━━ Given data

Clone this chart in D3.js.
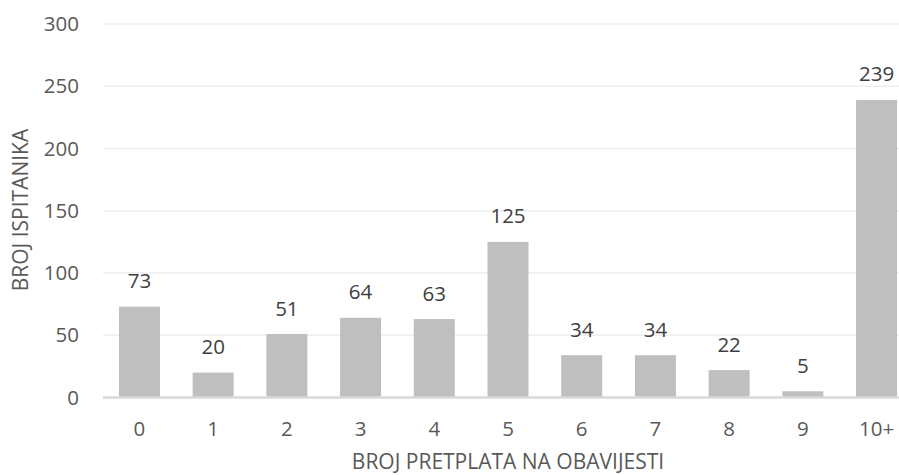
<!DOCTYPE html>
<html><head><meta charset="utf-8">
<script src="https://cdn.jsdelivr.net/npm/d3@7"></script>
<style>body{margin:0;background:#fff;} svg{display:block;}</style>
</head><body>
<svg id="chart" width="899" height="475"></svg>
<script>
const categories = ["0","1","2","3","4","5","6","7","8","9","10+"];
const values = [73,20,51,64,63,125,34,34,22,5,239];
const yTicks = [0,50,100,150,200,250,300];
const xTitle = "BROJ PRETPLATA NA OBAVIJESTI";
const yTitle = "BROJ ISPITANIKA";

const svg = d3.select("#chart");
const font = "'Open Sans', sans-serif";
const x = d3.scaleBand().domain(categories).range([102.6, 913.4]).paddingInner(0.444).paddingOuter(0.222);
const y = d3.scaleLinear().domain([0,300]).range([397.5, 24]);

// gridlines
svg.append("g").selectAll("line").data(yTicks.filter(d=>d>0)).join("line")
  .attr("x1",103).attr("x2",899).attr("y1",d=>y(d)).attr("y2",d=>y(d))
  .attr("stroke","#eeeeee").attr("stroke-width",1.5);

// bars
svg.append("g").selectAll("rect").data(values).join("rect")
  .attr("x",(d,i)=>x(categories[i])).attr("width",x.bandwidth())
  .attr("y",d=>y(d)).attr("height",d=>y(0)-y(d)).attr("fill","#bfbfbf");

// baseline
svg.append("line").attr("x1",103).attr("x2",899).attr("y1",y(0)).attr("y2",y(0))
  .attr("stroke","#d9d9d9").attr("stroke-width",2.5);

// y axis labels
const yAxis = d3.axisLeft(y).tickValues(yTicks).tickSize(0).tickPadding(0);
const yg = svg.append("g").attr("transform","translate(79,0)").call(yAxis);
yg.select(".domain").remove();
yg.selectAll("text").attr("font-family",font).attr("font-size",20.5).attr("fill","#595959");

// x axis labels
const xAxis = d3.axisBottom(x).tickSize(0).tickPadding(0);
const xg = svg.append("g").attr("transform","translate(0,421.5)").call(xAxis);
xg.select(".domain").remove();
xg.selectAll("text").attr("font-family",font).attr("font-size",20.5).attr("fill","#595959");

// data labels
svg.append("g").selectAll("text").data(values).join("text")
  .attr("x",(d,i)=>x(categories[i])+x.bandwidth()/2).attr("y",d=>y(d)-18.5)
  .attr("text-anchor","middle").attr("font-family",font).attr("font-size",20.5).attr("fill","#404040")
  .text(d=>d);

// titles
svg.append("text").attr("x",508).attr("y",469).attr("text-anchor","middle")
  .attr("font-family",font).attr("font-size",21).attr("fill","#595959").text(xTitle);
svg.append("text").attr("transform","translate(28,210) rotate(-90)").attr("text-anchor","middle")
  .attr("font-family",font).attr("font-size",21).attr("fill","#595959").text(yTitle);
</script>
</body></html>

━━━━

■ What to produce: Your task is to repeat the data above exactly while excluding the pictures.

■ Solution:
Clone this chart in D3.js.
<!DOCTYPE html>
<html><head><meta charset="utf-8">
<script src="https://cdn.jsdelivr.net/npm/d3@7"></script>
<style>body{margin:0;background:#fff;} svg{display:block;}</style>
</head><body>
<svg id="chart" width="899" height="475"></svg>
<script>
const categories = ["0","1","2","3","4","5","6","7","8","9","10+"];
const values = [73,20,51,64,63,125,34,34,22,5,239];
const yTicks = [0,50,100,150,200,250,300];
const xTitle = "BROJ PRETPLATA NA OBAVIJESTI";
const yTitle = "BROJ ISPITANIKA";

const svg = d3.select("#chart");
const font = "'Open Sans', sans-serif";
const x = d3.scaleBand().domain(categories).range([102.6, 913.4]).paddingInner(0.444).paddingOuter(0.222);
const y = d3.scaleLinear().domain([0,300]).range([397.5, 24]);

// gridlines
svg.append("g").selectAll("line").data(yTicks.filter(d=>d>0)).join("line")
  .attr("x1",103).attr("x2",899).attr("y1",d=>y(d)).attr("y2",d=>y(d))
  .attr("stroke","#eeeeee").attr("stroke-width",1.5);

// bars
svg.append("g").selectAll("rect").data(values).join("rect")
  .attr("x",(d,i)=>x(categories[i])).attr("width",x.bandwidth())
  .attr("y",d=>y(d)).attr("height",d=>y(0)-y(d)).attr("fill","#bfbfbf");

// baseline
svg.append("line").attr("x1",103).attr("x2",899).attr("y1",y(0)).attr("y2",y(0))
  .attr("stroke","#d9d9d9").attr("stroke-width",2.5);

// y axis labels
const yAxis = d3.axisLeft(y).tickValues(yTicks).tickSize(0).tickPadding(0);
const yg = svg.append("g").attr("transform","translate(79,0)").call(yAxis);
yg.select(".domain").remove();
yg.selectAll("text").attr("font-family",font).attr("font-size",20.5).attr("fill","#595959");

// x axis labels
const xAxis = d3.axisBottom(x).tickSize(0).tickPadding(0);
const xg = svg.append("g").attr("transform","translate(0,421.5)").call(xAxis);
xg.select(".domain").remove();
xg.selectAll("text").attr("font-family",font).attr("font-size",20.5).attr("fill","#595959");

// data labels
svg.append("g").selectAll("text").data(values).join("text")
  .attr("x",(d,i)=>x(categories[i])+x.bandwidth()/2).attr("y",d=>y(d)-18.5)
  .attr("text-anchor","middle").attr("font-family",font).attr("font-size",20.5).attr("fill","#404040")
  .text(d=>d);

// titles
svg.append("text").attr("x",508).attr("y",469).attr("text-anchor","middle")
  .attr("font-family",font).attr("font-size",21).attr("fill","#595959").text(xTitle);
svg.append("text").attr("transform","translate(28,210) rotate(-90)").attr("text-anchor","middle")
  .attr("font-family",font).attr("font-size",21).attr("fill","#595959").text(yTitle);
</script>
</body></html>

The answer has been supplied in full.